DATA SUPPLIED:
——————

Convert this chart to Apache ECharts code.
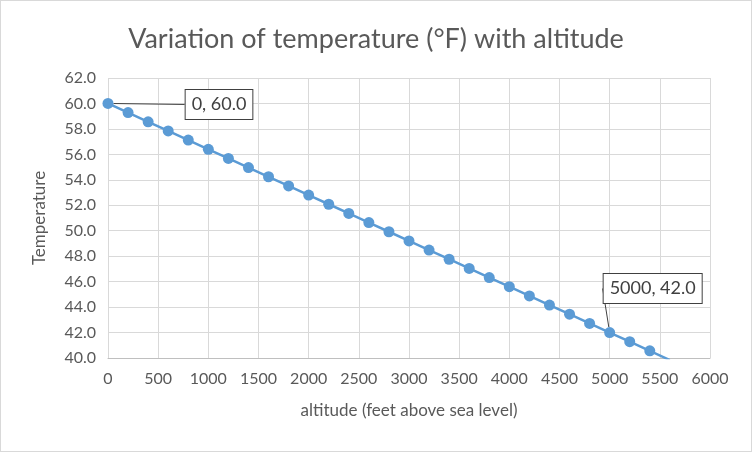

——————

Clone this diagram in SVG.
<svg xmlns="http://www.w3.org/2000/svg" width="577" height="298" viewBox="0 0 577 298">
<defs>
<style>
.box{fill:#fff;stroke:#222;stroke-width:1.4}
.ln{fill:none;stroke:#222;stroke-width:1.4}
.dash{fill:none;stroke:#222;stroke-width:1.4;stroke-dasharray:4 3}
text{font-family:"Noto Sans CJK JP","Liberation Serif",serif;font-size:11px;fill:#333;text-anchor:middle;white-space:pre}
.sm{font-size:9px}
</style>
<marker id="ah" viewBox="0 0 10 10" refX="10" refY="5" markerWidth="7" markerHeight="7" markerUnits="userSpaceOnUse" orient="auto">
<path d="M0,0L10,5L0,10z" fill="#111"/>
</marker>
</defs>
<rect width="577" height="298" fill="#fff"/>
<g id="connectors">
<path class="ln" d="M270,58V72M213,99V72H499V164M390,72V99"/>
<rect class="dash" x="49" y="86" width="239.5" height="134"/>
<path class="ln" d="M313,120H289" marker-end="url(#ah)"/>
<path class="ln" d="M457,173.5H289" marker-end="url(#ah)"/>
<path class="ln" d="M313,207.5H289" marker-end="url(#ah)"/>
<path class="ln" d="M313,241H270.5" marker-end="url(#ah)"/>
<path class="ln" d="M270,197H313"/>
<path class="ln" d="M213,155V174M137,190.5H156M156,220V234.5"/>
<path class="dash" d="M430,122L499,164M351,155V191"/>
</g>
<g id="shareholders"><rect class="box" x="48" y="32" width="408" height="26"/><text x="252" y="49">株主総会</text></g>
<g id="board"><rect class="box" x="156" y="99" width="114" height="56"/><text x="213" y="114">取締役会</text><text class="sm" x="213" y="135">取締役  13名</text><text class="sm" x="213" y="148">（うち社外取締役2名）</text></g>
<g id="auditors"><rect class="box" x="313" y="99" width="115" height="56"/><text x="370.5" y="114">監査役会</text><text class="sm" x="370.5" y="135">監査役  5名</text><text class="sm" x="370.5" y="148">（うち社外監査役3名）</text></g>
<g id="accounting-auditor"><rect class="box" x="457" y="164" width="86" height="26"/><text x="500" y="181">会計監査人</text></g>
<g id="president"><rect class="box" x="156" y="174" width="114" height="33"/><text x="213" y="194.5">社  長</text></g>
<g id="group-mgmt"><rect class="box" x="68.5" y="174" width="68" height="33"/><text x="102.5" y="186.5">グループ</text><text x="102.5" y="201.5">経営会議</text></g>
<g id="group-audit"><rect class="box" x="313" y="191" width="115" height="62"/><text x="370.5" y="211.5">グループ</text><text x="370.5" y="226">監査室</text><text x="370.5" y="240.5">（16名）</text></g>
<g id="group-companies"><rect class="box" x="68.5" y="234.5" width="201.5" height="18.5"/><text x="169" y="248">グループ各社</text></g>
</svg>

——————

PROBLEM STATEMENT:
Where a line above includes "this", copy that line.

TASK OUTPUT:
Convert this chart to Apache ECharts code.
Clone this diagram in SVG.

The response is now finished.